The idea is there and in theory yes kids, schools and teaching would be focused more on letting children develop individually and nurture more their social, behavioural development and well-being before it starts putting on too much pressure for formal classroom based studies.
Trouble is if you had all that – the ideal place, people and perfect sort of environment you'd still have to operate within legislation, specific regulations and be subject to the same checks, inspections and inevitably be weighed down by them too.
Allowing a small school of kids freedom to be kids and learn through play would in theory be great but at some point you'd have a child whose needs and overall level of ability differs and might mean they're above the normal level of development and not only ready but now need to concentrate more on studies (very able, gifted / talented or otherwise academic kids) and then you'd have to find a way of ensuring they get that and aren't overlooked, under-stimulated and allowed to let lack of mental stimulation and needs suffer.

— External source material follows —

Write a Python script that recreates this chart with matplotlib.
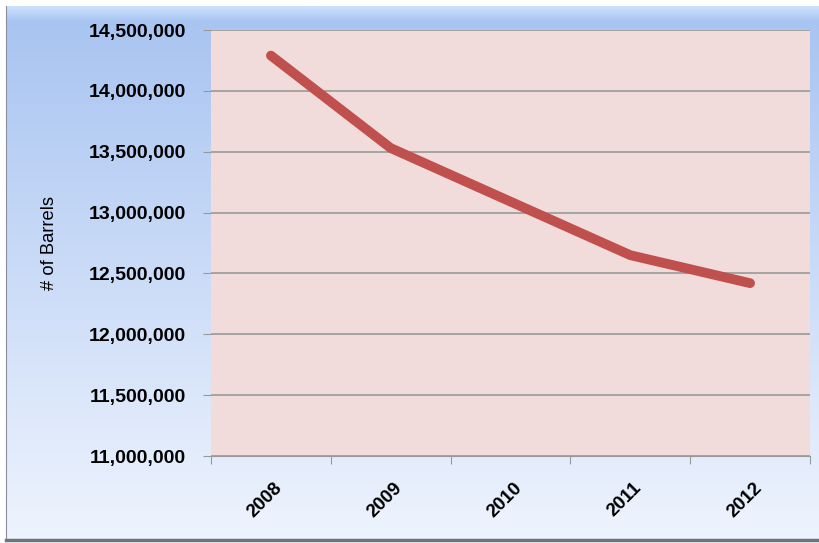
import numpy as np
import matplotlib.pyplot as plt
import matplotlib.transforms as mtransforms
from matplotlib.ticker import FuncFormatter

# data
years = ["2008", "2009", "2010", "2011", "2012"]
barrels = [14290000, 13530000, 13090000, 12650000, 12420000]
y_ticks = [11000000, 11500000, 12000000, 12500000, 13000000, 13500000, 14000000, 14500000]

W, H = 820, 543
fig = plt.figure(figsize=(W / 100, H / 100), dpi=100)
fig.patch.set_facecolor("white")

# blue gradient panel behind the chart
bg = fig.add_axes([6 / W, 3 / H, 814 / W, 534 / H], zorder=-1)
top = np.array([0.655, 0.765, 0.945])
bot = np.array([0.935, 0.957, 0.995])
t = np.linspace(0, 1, 256)[:, None]
grad = top + (bot - top) * t
grad = grad[:, None, :].repeat(2, axis=1)
# light highlight strip at the top
grad[:8] = np.linspace([0.80, 0.88, 0.99], top, 8)[:, None, :]
bg.imshow(grad, aspect="auto", extent=[0, 1, 0, 1], origin="upper")
bg.set_xlim(0, 1)
bg.set_ylim(0, 1)
bg.set_xticks([])
bg.set_yticks([])
for side in ["top", "right"]:
    bg.spines[side].set_visible(False)
bg.spines["left"].set_color("#8a8f99")
bg.spines["bottom"].set_color("#6f737a")
bg.spines["bottom"].set_linewidth(2.5)

ax = fig.add_axes([211 / W, 1 - 456 / H, 599 / W, 426 / H])
ax.set_facecolor("#f2dcdb")

x = np.arange(len(years))
ax.plot(x, barrels, color="#c0504d", lw=7, solid_capstyle="round",
        solid_joinstyle="round", zorder=3)

ax.set_xlim(-0.5, len(years) - 0.5)
ax.set_ylim(y_ticks[0], y_ticks[-1])
ax.set_yticks(y_ticks)
ax.yaxis.set_major_formatter(FuncFormatter(lambda v, p: f"{int(v):,}"))
ax.grid(axis="y", color="#999999", lw=1.2, zorder=1)
ax.set_axisbelow(True)

# category ticks sit between the years
ax.set_xticks(np.arange(-0.5, len(years), 1.0))
ax.set_xticklabels([])
ax.set_xticks(x, minor=True)
ax.set_xticklabels(years, minor=True, rotation=45, ha="right", va="top",
                   rotation_mode="anchor", fontsize=13.5, fontweight="bold",
                   family="Liberation Sans")
ax.tick_params(axis="x", which="minor", length=0, pad=17)
ax.tick_params(axis="x", which="major", length=6, color="#999999", direction="out")
off = mtransforms.ScaledTranslation(3 / 100, 0, fig.dpi_scale_trans)
for lab in ax.xaxis.get_minorticklabels():
    lab.set_transform(lab.get_transform() + off)

ax.tick_params(axis="y", length=5.8, color="#999999", pad=12)
for lab in ax.get_yticklabels():
    lab.set_fontsize(14)
    lab.set_fontweight("bold")
    lab.set_family("Liberation Sans")

for side in ["top", "right"]:
    ax.spines[side].set_visible(False)
ax.spines["left"].set_visible(False)
ax.spines["bottom"].set_color("#999999")

ax.set_ylabel("# of Barrels", fontsize=13.2, family="Liberation Sans", labelpad=0)
ax.yaxis.set_label_coords(-153 / 599, 0.5)

fig.savefig("out.png", dpi=100, facecolor="white")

You'd have an unending pain in the arse from parents who are perhaps the biggest, most challenging thing for teachers and schools some of whom will disagree with how you do things, want their child to do this, that or the other regardless of whether it's practical, logical and in their best interests and you'd have to start opening up the school to other children in the area and fall in line with existing policy and regulations and it would be such an utter arse-ache.
My daughter attended a huge comprehensive run by an arrogant dick-wad I'm amazed was able to run it almost into the ground. When he'd all but ruined it, he pissed off and I believe was actually given another leadership role in a school or college.
She was bright and a sociable, popular girl that could hold her own and cope with the incredibly rigid, complex routines and regimes and left school with decent GCSE's but her teachers hadn't a clue about her strengths, interests, hobbies or know her at all. Didn't matter so much for her because she could cope, hold her own and managed all her studies without issue but my son was a totally different kettle of fish.
He has Asperger's, was bullied mercilessly throughout nursery, primary school and would have been absolutely crucified had we sent him to the same school so after much upset and with a heavy heart we home-schooled him for five years.
He took his GCSE's in college, got the highest grade from all students and is now the poster boy having attained A* across the board, been accepted onto study a course entirely on merit after tutors viewed work he'd done from home in his own time whilst home-schooled and he has received two full distinctions across the board and is thriving.
Both had entirely different needs, abilities and neither was given full credit nor consideration and could easily have become victims of the education system.
Would not have done anything differently and still maintain keeping him out of school was the right thing to do and he would have suffered so much had we placed him at the same school our daughter was already being completely overlooked and ignored.
It's so difficult to balance and meet the needs of such a wide range of children within one school.
I used to run care homes and did everything in the best interests of the people living there who were reliant on 24hr care. It was difficult at times having a skip load of regulations, different inspections from different teams all wanting something different from the next and each person's needs being entirely their own – plus relatives and others who would always find fault and have an argument over something.
Trying to maintain that baseline level and keep your approach and working practice as close to where you set out is very, very difficult.
With kids and schools it'd be an absolute minefield and one of the reasons friends that are teachers have passed up the offer of promotion to run departments or schools more than once.
So yeah the idea is a nice one but in theory an almost impossible one.